Continuer à sensibiliser
Si le PET, ou polytéréphtalate d’éthylène est une matière synthétique faite à 100% à base de pétrole ou de gaz naturel, son recyclage permet d’éviter l’émission de 126’000 tonnes de gaz à effet de serre par année en Suisse, ce qui correspond à environ 9500 fois le tour de la Terre en voiture, affirme Pascal Simonetto. Un bilan énergétique que l’association veut encore améliorer, grâce à un paquet de mesures adopté cette année. Parmi celles-ci, l’augmentation de la part d’énergies renouvelables dans la consommation d’électricité, l’installation de panneaux photovoltaïques ou encore la mise en circuit de véhicules électriques ou à hydrogène. Des discussions sont également menées avec les communes pour implanter davantage de points de collecte dans les lieux de loisirs, comme la plage de Vidy, à Lausanne.

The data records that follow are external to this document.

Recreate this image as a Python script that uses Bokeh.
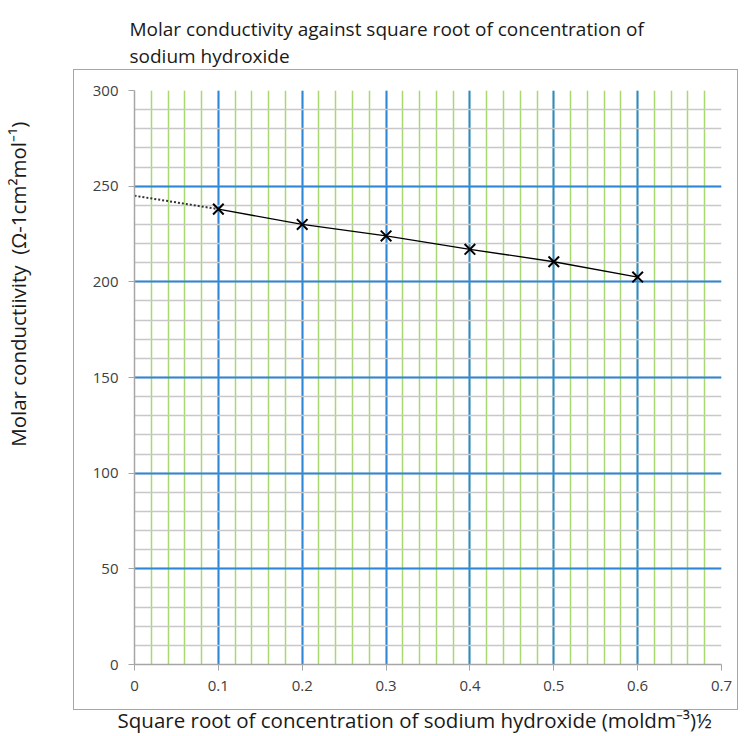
from bokeh.plotting import figure
from bokeh.models import Range1d, FixedTicker, Title, InlineStyleSheet
from bokeh.embed import file_html
from bokeh.resources import INLINE

# data
sqrt_conc = [0.1, 0.2, 0.3, 0.4, 0.5, 0.6]
molar_cond = [238, 230, 224, 217, 210.5, 202.5]
extrap_x = [0.0, 0.1]
extrap_y = [245, 238]
x_ticks = [0, 0.1, 0.2, 0.3, 0.4, 0.5, 0.6, 0.7]
y_ticks = [0, 50, 100, 150, 200, 250, 300]
x_minor = [round(i * 0.02, 2) for i in range(36)]
y_minor = [i * 10 for i in range(31)]

title_lines = ["Molar conductivity against square root of concentration of",
               "sodium hydroxide"]
x_title = "Square root of concentration of sodium hydroxide (moldm\u207b\u00b3)\u00bd"
y_title = "Molar conductiivity \u00a0(\u03a9-1cm\u00b2mol\u207b\u00b9)"

NB = "\u00a0"
W, H = 744, 736
L, R, T, B = 133, 23, 90, 72
FONT = "Open Sans"

box_css = InlineStyleSheet(css="""
:host { position: relative; }
:host::after { content: ''; position: absolute; left: 73px; top: 69px;
  width: 665px; height: 641px; border: 1.5px solid #a6a6a6;
  box-sizing: border-box; pointer-events: none; z-index: 5; }
""")

p = figure(width=W, height=H, output_backend="svg", toolbar_location=None,
           x_range=Range1d(0, 0.7), y_range=Range1d(0, 300),
           min_border_left=L, min_border_right=R, min_border_top=T, min_border_bottom=B,
           stylesheets=[box_css])
p.outline_line_color = None
p.background_fill_color = "white"

p.xaxis.ticker = FixedTicker(ticks=x_ticks, minor_ticks=x_minor)
p.yaxis.ticker = FixedTicker(ticks=y_ticks, minor_ticks=y_minor)
p.xaxis.major_label_overrides = {0: "0"}
for ax in (p.xaxis, p.yaxis):
    ax.axis_line_color = "#a6a6a6"
    ax.axis_line_width = 1.5
    ax.major_tick_line_color = "#a6a6a6"
    ax.major_tick_out = 6
    ax.major_tick_in = 0
    ax.minor_tick_line_color = None
    ax.major_label_text_font = FONT
    ax.major_label_text_font_size = "15px"
    ax.major_label_text_color = "#404040"
    ax.major_label_standoff = 10
    ax.axis_label_text_font = FONT
    ax.axis_label_text_font_size = "20.5px"
    ax.axis_label_text_font_style = "normal"
    ax.axis_label_text_color = "#1a1a1a"

p.xaxis.axis_label = x_title + NB * 5
p.xaxis.axis_label_standoff = 12
p.yaxis.axis_label = NB * 35 + y_title
p.yaxis.axis_label_standoff = 58

p.xgrid.grid_line_color = "#2e86d6"
p.xgrid.grid_line_width = 2
p.xgrid.minor_grid_line_color = "#a8d86e"
p.xgrid.minor_grid_line_width = 1.5
p.ygrid.grid_line_color = "#2e86d6"
p.ygrid.grid_line_width = 2
p.ygrid.minor_grid_line_color = "#c8c8c8"
p.ygrid.minor_grid_line_width = 1.5
p.xgrid.level = "underlay"
p.ygrid.level = "underlay"

p.line(extrap_x, extrap_y, line_color="#333333", line_width=2, line_dash="2 2")
p.line(sqrt_conc, molar_cond, line_color="black", line_width=1.3)
p.scatter(sqrt_conc, molar_cond, marker="x", size=15, line_color="black", line_width=2)

p.add_layout(Title(text="\n".join(title_lines + [NB]), align="left", offset=-5,
                   standoff=-12, vertical_align="bottom", text_line_height=1.04,
                   text_font=FONT, text_font_size="19px", text_font_style="normal",
                   text_color="#1a1a1a"), "above")

open("out.html", "w").write(file_html(p, INLINE))
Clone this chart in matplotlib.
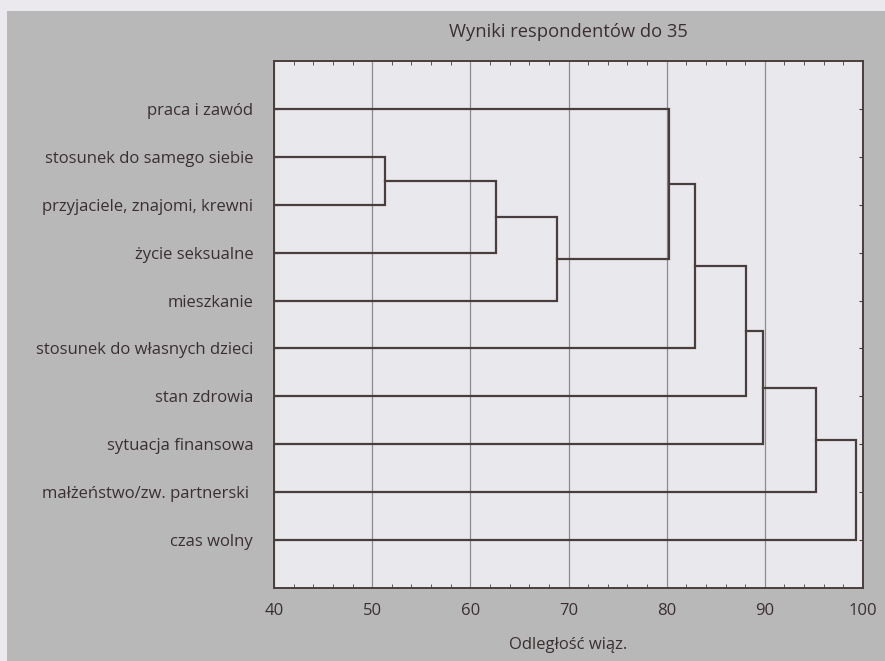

En parallèle, les campagnes de communication misent sur une sensibilisation accrue des préadolescents. «Si les jeunes générations, et les Suisses de manière générale, sont particulièrement disciplinés, il y a encore des bouteilles perdues qui finissent à l’incinération. C’est dommage. Chaque geste compte.»

Texte(s): Lila Erard
Photo(s): Matthieu Spohn

En chiffres

La filière dans le pays

Plus de 1,6 milliard de bouteilles à boissons en PET consommées chaque année en Suisse.

61’764 points de collecte en 2021, soit 2565 de plus qu’en 2020.

Sur les 42’880 tonnes de bouteilles vendues en 2020, 34’414 ont été recyclées.

69% du volume trié est adapté à la production de nouvelles bouteilles.